WASHINGTON — Dealing a sharp setback to the Bush administration, a federal appeals court Friday threw out a controversial regulation in the federal government's clean-air program that would have allowed older factories, refineries and power plants to install new equipment without using the most modern anti-pollution devices.
The U.S. Circuit Court of Appeals for the District of Columbia, which decides some of the most far-reaching cases dealing with federal regulations, said the Environmental Protection Agency had relied on "Humpty Dumpty" reasoning in arriving at a rule that critics said would have eased enforcement of a law intended to reduce industrial air pollution.
If the regulation were allowed to take effect, the court said, "a law intended to limit increases in air pollution would allow sources operating below applicable emission limits to increase significantly the pollution they emit without government review."
California and 13 other states had challenged the EPA ruling.
The Clean Air Act requires major industrial sites that modernize their equipment to install the most modern pollution-reducing devices. But in August 2003, the Bush administration altered enforcement of the regulation to allow companies to avoid installing the most expensive new emissions-cutting equipment if the price of the modernization was less than 20% of what it would cost to replace a major component of the plant. In California, whose air pollution rules are among the strictest in the nation, it takes less pollution to count as a major emitter than elsewhere. Many smaller facilities, among them some auto body paint shops, bakeries and small-parts manufacturers, fall into that category and come under the regulation.

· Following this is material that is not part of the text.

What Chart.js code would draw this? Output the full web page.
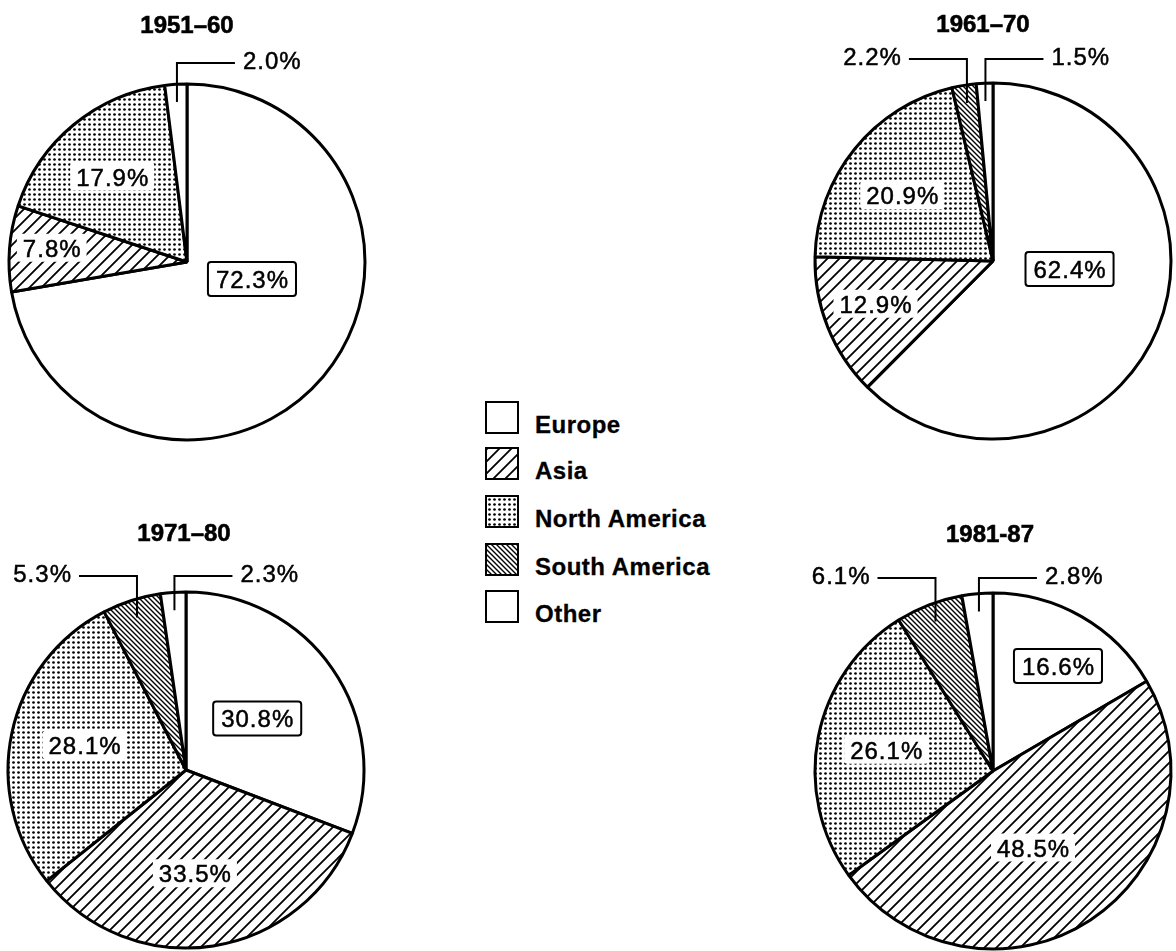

Manufacturers, power plant operators and others had worked for years to win the revision in a section of the law known as "new source review." Almost as soon as it was announced, it faced legal challenges. Since then, court actions have chipped away at the administration's relaxation of the landmark 1970 law that has cleaned up some of the nation's worst air pollution. In December 2003, the appeals court here stayed enforcement of the administration's revision.
Last June, the court delivered a divided verdict on the measure. It upheld the rule change itself, but it decided that the EPA had erred in declaring that power plants and other large polluters did not have to keep records of their emissions. It concluded that without the documentation, regulators would not know whether the facilities were breaking clean-air laws.